The previous iteration of our cookie consent banner was triggered by our move to use GA4 as our Web Analytics platform. Since the cookies that it set required explicit user consent, we need to adjust our banner to ensure full compliance. The message to our users was crystal clear. When someone visited our website for the first time, they had to make explicit choices right there and then, and only after they’d made their choices could they access the content they came for.

The University’s cookie cookie consent approach is changing – Blog post by Stratos Filalithis, November 2023

The result was full compliance, but at the expense of gathering meaningful web analytics from our users. The wasn’t because our website visitors were leaving the website, even though a subset of them visiting on mobile devices via social media probably did. Most of them  were still continuing their journey to our content, but they were now making informed choices (brilliant for our user), and many of those choices were “no thanks to tracking” (less brilliant for our marketing colleagues). Campaigns costing thousands of pounds were running blind. We couldn’t tell what was working, what wasn’t, or where people were coming from and where they were going.

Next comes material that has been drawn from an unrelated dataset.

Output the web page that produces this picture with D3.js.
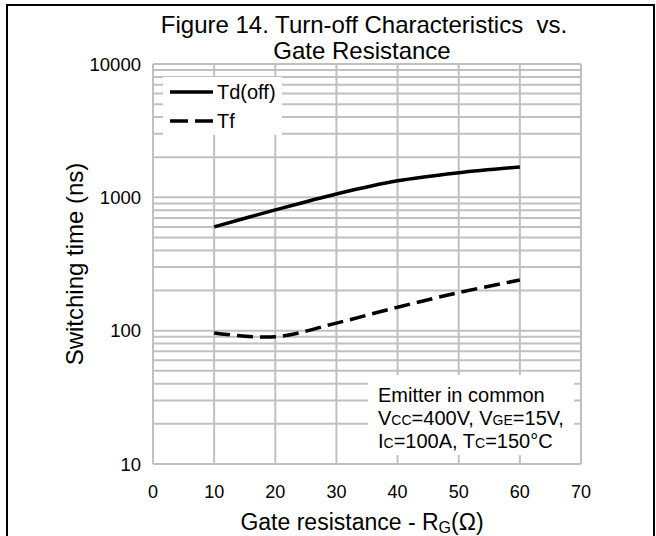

Our marketing community came back to us, understandably frustrated: “How are we supposed to make strategic decisions without data?”

We had to go back to the drawing board.

Striking the balance

We did our homework. We talked to users about their expectations. We researched what other universities and major websites were doing. We worked closely with our marketing community and Data Protection Office to understand what “compliance” really means, not just in legal terms, but in practical, user-friendly terms, and how we can better support the gathering of web analytics.

The result? A simpler approach that respects both user choice and the need for meaningful data.

The updated banner sits quietly at the bottom of the page on your first visit. It doesn’t block your content. having just three clear options: Accept, Reject, or Manage Preferences. None of them is emphasised over the others, since we treat users fairly.

And it’s working. Analytics data has recovered because people are making genuinely informed choices, and many are comfortable with reasonable data collection. Those who aren’t can easily decline. Everyone wins.

We launched this approach in April 2025, confident we’d got the balance right.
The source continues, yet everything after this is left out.